• [TO DO]:
Copy exactly the lines from the beginning of the data down to and including the line holding "const data = categories.map((c, i)", without any pictures.

• [GIVEN MATERIAL]:
● ● ●
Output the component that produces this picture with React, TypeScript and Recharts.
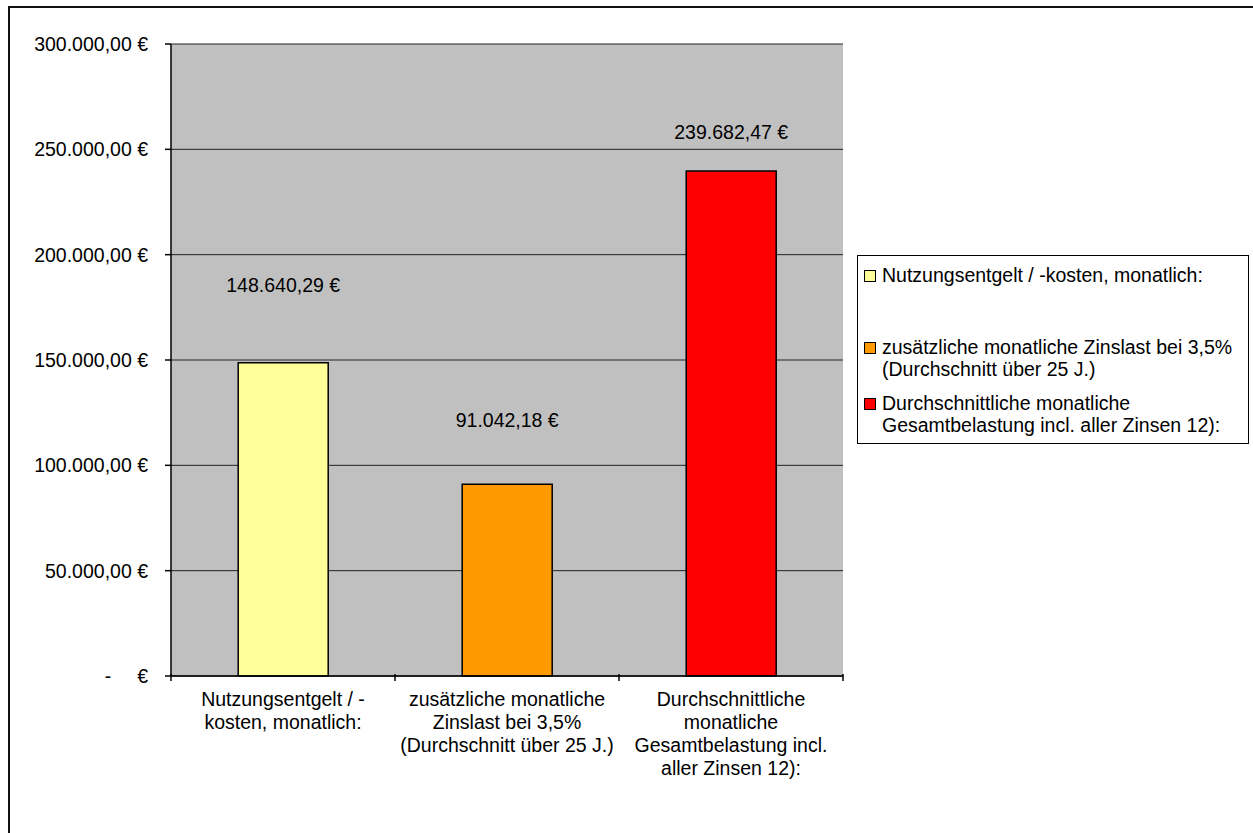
import React from "react";
import {
  BarChart,
  Bar,
  Cell,
  XAxis,
  YAxis,
  CartesianGrid,
  LabelList,
} from "recharts";

const categories = [
  "Nutzungsentgelt / -\nkosten, monatlich:",
  "zusätzliche monatliche\nZinslast bei 3,5%\n(Durchschnitt über 25 J.)",
  "Durchschnittliche\nmonatliche\nGesamtbelastung incl.\naller Zinsen 12):",
];
const legendNames = [
  "Nutzungsentgelt / -kosten, monatlich:",
  "zusätzliche monatliche Zinslast bei 3,5%\n(Durchschnitt über 25 J.)",
  "Durchschnittliche monatliche\nGesamtbelastung incl. aller Zinsen 12):",
];
const values = [148640.29, 91042.18, 239682.47];
const colors = ["#FFFF99", "#FF9900", "#FF0000"];
const yTicks = [0, 50000, 100000, 150000, 200000, 250000, 300000];
// Excel labels were dragged by hand, so each sits at its own height above the bar
const labelLift = [78, 64, 39];

const FONT = '"Liberation Sans", Arial, sans-serif';
const FS = 19.5;

const data = categories.map((c, i) => ({ name: c, value: values[i] }));

function fmtEuro(v: number) {
  const [int, dec] = v.toFixed(2).split(".");
  const grouped = int.replace(/\B(?=(\d{3})+(?!\d))/g, ".");
  return `${grouped},${dec} €`;
}

function YTick(props: any) {
  const { x, y, payload } = props;
  if (payload.value === 0) {
    return (
      <g>
        <text x={x - 55} y={y} dy="0.355em" textAnchor="middle" fontSize={FS} fontFamily={FONT} fill="#000">-</text>
        <text x={x - 15} y={y} dy="0.355em" textAnchor="end" fontSize={FS} fontFamily={FONT} fill="#000">€</text>
      </g>
    );
  }
  return (
    <text x={x - 15} y={y} dy="0.355em" textAnchor="end" fontSize={FS} fontFamily={FONT} fill="#000">
      {fmtEuro(payload.value)}
    </text>
  );
}

function XTick(props: any) {
  const { x, y, payload, index } = props;
  const half = payload.offset ?? 112;
  const lines = String(payload.value).split("\n");
  const axisY = y - 10;
  return (
    <g>
      {index === 0 && <line x1={x - half} x2={x - half} y1={axisY} y2={axisY + 7} stroke="#000" strokeWidth={1.5} />}
      <line x1={x + half} x2={x + half} y1={axisY} y2={axisY + 7} stroke="#000" strokeWidth={1.5} />
      <text x={x} y={axisY + 25} textAnchor="middle" fontSize={FS} fontFamily={FONT} fill="#000">
        {lines.map((l, i) => (
          <tspan key={i} x={x} dy={i === 0 ? "0.355em" : 23}>{l}</tspan>
        ))}
      </text>
    </g>
  );
}

function ValueLabel(props: any) {
  const { x, y, width, value, index } = props;
  return (
    <text x={x + width / 2} y={y - labelLift[index]} dy="0.355em" textAnchor="middle" fontSize={FS} fontFamily={FONT} fill="#000">
      {fmtEuro(value)}
    </text>
  );
}

function LegendBox() {
  return (
    <div
      style={{
        position: "absolute",
        left: 857,
        top: 255,
        width: 392,
        height: 189,
        border: "1px solid #000",
        background: "#fff",
        fontFamily: FONT,
        fontSize: 19.5,
        color: "#000",
        boxSizing: "border-box",
      }}
    >
      {legendNames.map((n, i) => (
        <div
          key={i}
          style={{
            position: "absolute",
            left: 6,
            top: [9, 81, 137][i],
            display: "flex",
            alignItems: "flex-start",
            lineHeight: "21.5px",
          }}
        >
          <span
            style={{
              width: 10,
              height: 10,
              border: "1px solid #000",
              background: colors[i],
              marginTop: 5,
              marginRight: 6,
              flexShrink: 0,
            }}
          />
          <span style={{ whiteSpace: "pre" }}>{n}</span>
        </div>
      ))}
    </div>
  );
}

export default function App() {
  return (
    <div style={{ position: "absolute", left: 0, top: 0, width: 1253, height: 833, overflow: "hidden", background: "#fff" }}>
      <div
        style={{
          position: "absolute",
          left: 8,
          top: 6,
          width: 1400,
          height: 1000,
          borderTop: "2px solid #111",
          borderLeft: "2px solid #111",
        }}
      />
      <div style={{ position: "absolute", left: 0, top: 0 }}>
        <BarChart
          width={1253}
          height={833}
          data={data}
          margin={{ top: 44, right: 410, bottom: 7, left: 0 }}
          barCategoryGap="30%"
        >
          <CartesianGrid vertical={false} fill="#C0C0C0" stroke="#222" strokeWidth={1} />
          <XAxis
            dataKey="name"
            height={150}
            interval={0}
            tickLine={false}
            axisLine={{ stroke: "#000", strokeWidth: 1.5 }}
            tick={<XTick />}
          />
          <YAxis
            width={171}
            domain={[0, 300000]}
            ticks={yTicks}
            interval={0}
            tickSize={6}
            tickLine={{ stroke: "#000", strokeWidth: 1.5 }}
            axisLine={{ stroke: "#000", strokeWidth: 1.5 }}
            tick={<YTick />}
          />
          <YAxis yAxisId="right" orientation="right" width={0} tick={false} tickLine={false} axisLine={{ stroke: "#808080" }} />
          <Bar dataKey="value" stroke="#000" strokeWidth={1.5} isAnimationActive={false}>
            {data.map((d, i) => (
              <Cell key={i} fill={colors[i]} />
            ))}
            <LabelList dataKey="value" content={<ValueLabel />} />
          </Bar>
        </BarChart>
      </div>
      <LegendBox />
    </div>
  );
}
● ● ●
• [RESULT FOR THIS EXERCISE]:
Output the component that produces this picture with React, TypeScript and Recharts.
import React from "react";
import {
  BarChart,
  Bar,
  Cell,
  XAxis,
  YAxis,
  CartesianGrid,
  LabelList,
} from "recharts";

const categories = [
  "Nutzungsentgelt / -\nkosten, monatlich:",
  "zusätzliche monatliche\nZinslast bei 3,5%\n(Durchschnitt über 25 J.)",
  "Durchschnittliche\nmonatliche\nGesamtbelastung incl.\naller Zinsen 12):",
];
const legendNames = [
  "Nutzungsentgelt / -kosten, monatlich:",
  "zusätzliche monatliche Zinslast bei 3,5%\n(Durchschnitt über 25 J.)",
  "Durchschnittliche monatliche\nGesamtbelastung incl. aller Zinsen 12):",
];
const values = [148640.29, 91042.18, 239682.47];
const colors = ["#FFFF99", "#FF9900", "#FF0000"];
const yTicks = [0, 50000, 100000, 150000, 200000, 250000, 300000];
// Excel labels were dragged by hand, so each sits at its own height above the bar
const labelLift = [78, 64, 39];

const FONT = '"Liberation Sans", Arial, sans-serif';
const FS = 19.5;

const data = categories.map((c, i) => ({ name: c, value: values[i] }));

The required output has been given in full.